In short: From a legal point of view, it does not engage in state financing, but from an economic point of view it does. But the ban initially only plays a role in the legal sphere. From a legal point of view, according to the European Court of Justice, it is not state financing as long as the ECB buys the bonds on the market and not directly from the respective government.

The Federal Constitutional Court objected to the corresponding judgment of the European Court of Justice, but ultimately did not change the legal situation, especially since it is not responsible for this question. Nevertheless, the ECB would certainly not willfully provoke a dispute in any court.
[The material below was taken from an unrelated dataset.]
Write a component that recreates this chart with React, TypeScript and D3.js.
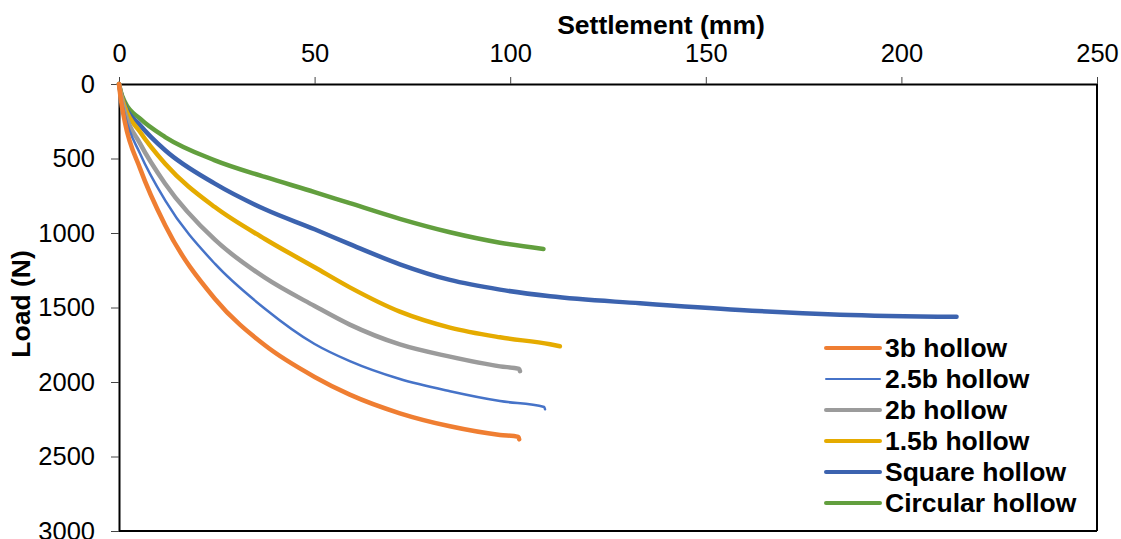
import React, { useEffect, useRef } from 'react';
import * as d3 from 'd3';

// settlement (mm) / load (N)
const xTicks = [0, 50, 100, 150, 200, 250];
const yTicks = [0, 500, 1000, 1500, 2000, 2500, 3000];

const seriesNames = ['3b hollow', '2.5b hollow', '2b hollow', '1.5b hollow', 'Square hollow', 'Circular hollow'];
const seriesColors = ['#EF7E32', '#4673C8', '#9B9B9B', '#E5AB00', '#3C63AF', '#629F3E'];
const seriesWidths = [4.5, 2.5, 4.5, 4.5, 4.5, 4.5];

const hollow3b = [[0, 0], [0.4, 90], [1.5, 255], [5.4, 568], [11.8, 948], [24.5, 1441], [37.3, 1754], [50, 1966], [59, 2085], [71.8, 2210], [84.6, 2297], [97.4, 2355], [102.1, 2368], [102.3, 2385]];
const hollow25b = [[0, 0], [0.4, 75], [1.5, 210], [5.4, 468], [11.8, 781], [24.5, 1206], [37.3, 1508], [50, 1745], [59, 1860], [71.8, 1980], [84.6, 2062], [97.4, 2128], [108.7, 2168], [108.9, 2183]];
const hollow2b = [[0, 0], [0.4, 65], [1.5, 188], [5.4, 400], [11.8, 669], [24.5, 1045], [37.3, 1300], [50, 1490], [59, 1615], [71.8, 1748], [84.6, 1830], [97.4, 1895], [102.3, 1912], [102.5, 1927]];
const hollow15b = [[0, 0], [0.4, 55], [1.5, 154], [5.4, 322], [11.8, 535], [24.5, 826], [37.3, 1040], [50, 1230], [59, 1365], [71.8, 1528], [84.6, 1635], [97.4, 1700], [110.2, 1747], [112.7, 1760]];
const squareHollow = [[0, 0], [0.4, 50], [1.5, 143], [5.4, 277], [11.8, 445], [24.5, 669], [37.3, 841], [50, 975], [59, 1075], [71.8, 1210], [84.6, 1315], [97.4, 1380], [110.2, 1425], [133.2, 1472], [158.7, 1517], [184.3, 1548], [214.1, 1562]];
const circularHollow = [[0, 0], [0.4, 45], [1.5, 121], [5.4, 233], [11.8, 356], [24.5, 512], [37.3, 624], [50, 725], [59, 800], [71.8, 905], [84.6, 995], [97.4, 1065], [108.5, 1107]];

const seriesData = [hollow3b, hollow25b, hollow2b, hollow15b, squareHollow, circularHollow];

const App = () => {
    const ref = useRef<SVGSVGElement>(null);

    useEffect(() => {
        const svg = d3.select(ref.current);
        svg.selectAll('*').remove();

        const x = d3.scaleLinear().domain([0, 250]).range([119, 1097]);
        const y = d3.scaleLinear().domain([0, 3000]).range([84, 531]);
        const font = '"Liberation Sans", Arial, sans-serif';

        // right and bottom frame
        svg.append('line').attr('x1', x(250)).attr('x2', x(250)).attr('y1', y(0)).attr('y2', y(3000))
            .attr('stroke', '#000').attr('stroke-width', 2);
        svg.append('line').attr('x1', x(0)).attr('x2', x(250)).attr('y1', y(3000)).attr('y2', y(3000))
            .attr('stroke', '#000').attr('stroke-width', 2);

        // X axis (top)
        const gx = svg.append('g').attr('transform', `translate(0,${y(0)})`)
            .call(d3.axisTop(x).tickValues(xTicks).tickFormat(d3.format('d')).tickSize(7).tickSizeOuter(0).tickPadding(15));
        gx.select('.domain').attr('stroke-width', 2);
        gx.selectAll('.tick line').attr('stroke', '#444');
        gx.selectAll('text').attr('font-family', font).attr('font-size', 25.5).attr('fill', '#000');

        // Y axis (left)
        const gy = svg.append('g').attr('transform', `translate(${x(0)},0)`)
            .call(d3.axisLeft(y).tickValues(yTicks).tickFormat(d3.format('d')).tickSize(8).tickSizeOuter(0).tickPadding(16));
        gy.select('.domain').attr('stroke-width', 2);
        gy.selectAll('.tick line').attr('stroke', '#444');
        gy.selectAll('text').attr('font-family', font).attr('font-size', 25.5).attr('fill', '#000');

        // axis titles
        svg.append('text').attr('x', 661).attr('y', 34).attr('text-anchor', 'middle')
            .attr('font-family', font).attr('font-size', 26.5).attr('font-weight', 'bold')
            .text('Settlement (mm)');
        svg.append('text').attr('transform', 'translate(30,304) rotate(-90)').attr('text-anchor', 'middle')
            .attr('font-family', font).attr('font-size', 26.5).attr('font-weight', 'bold')
            .text('Load (N)');

        // curves
        const line = d3.line<number[]>()
            .x(d => x(d[0]))
            .y(d => y(d[1]))
            .curve(d3.curveMonotoneX);

        // draw in reverse so 3b ends on top
        seriesData.map((d, i) => i).reverse().forEach(i => {
            svg.append('path')
                .datum(seriesData[i])
                .attr('d', line)
                .attr('fill', 'none')
                .attr('stroke', seriesColors[i])
                .attr('stroke-width', seriesWidths[i])
                .attr('stroke-linecap', 'round')
                .attr('stroke-linejoin', 'round');
        });

        // legend
        const legend = svg.append('g').attr('transform', 'translate(826,348)');
        seriesNames.forEach((name, i) => {
            legend.append('line').attr('x1', 0).attr('x2', 54).attr('y1', i * 31).attr('y2', i * 31)
                .attr('stroke', seriesColors[i]).attr('stroke-width', seriesWidths[i] - 0.5)
                .attr('stroke-linecap', 'round');
            legend.append('text').attr('x', 59).attr('y', i * 31).attr('dy', '0.35em')
                .attr('font-family', font).attr('font-size', 26.5).attr('font-weight', 'bold')
                .text(name);
        });
    }, []);

    return (
        <svg ref={ref} width={1121} height={539}
            style={{ position: 'absolute', left: 0, top: 0, background: '#fff' }} />
    );
};

export default App;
From a purely economic point of view, the bond purchases can already be classified as state financing. As long as inflation was too low, that wasn’t a problem. On the other hand, when inflation is high, government bond purchases can drive prices even higher because bond purchases depress long-term interest rates, which means easy monetary policy.

The paradox, however, is that precisely when the ECB specifically helps only individual states and is thus even more exposed to the accusation of state financing, it has to buy fewer bonds overall and can allow interest rates to rise faster across the board and fight inflation better.

What new concept is the ECB developing?

A “new instrument” is currently being discussed, but the concept has apparently not yet been finalised. There is speculation that the ECB will, if necessary, buy bonds from highly indebted countries and at the same time sell bonds from more stable countries such as Germany. This would separate the containment of a possible euro crisis even more clearly from general monetary policy.

At the same time, the ECB would intervene even more specifically than before in financial policy and continue to override market forces. This would reduce the incentive to pursue a sound financial policy even more.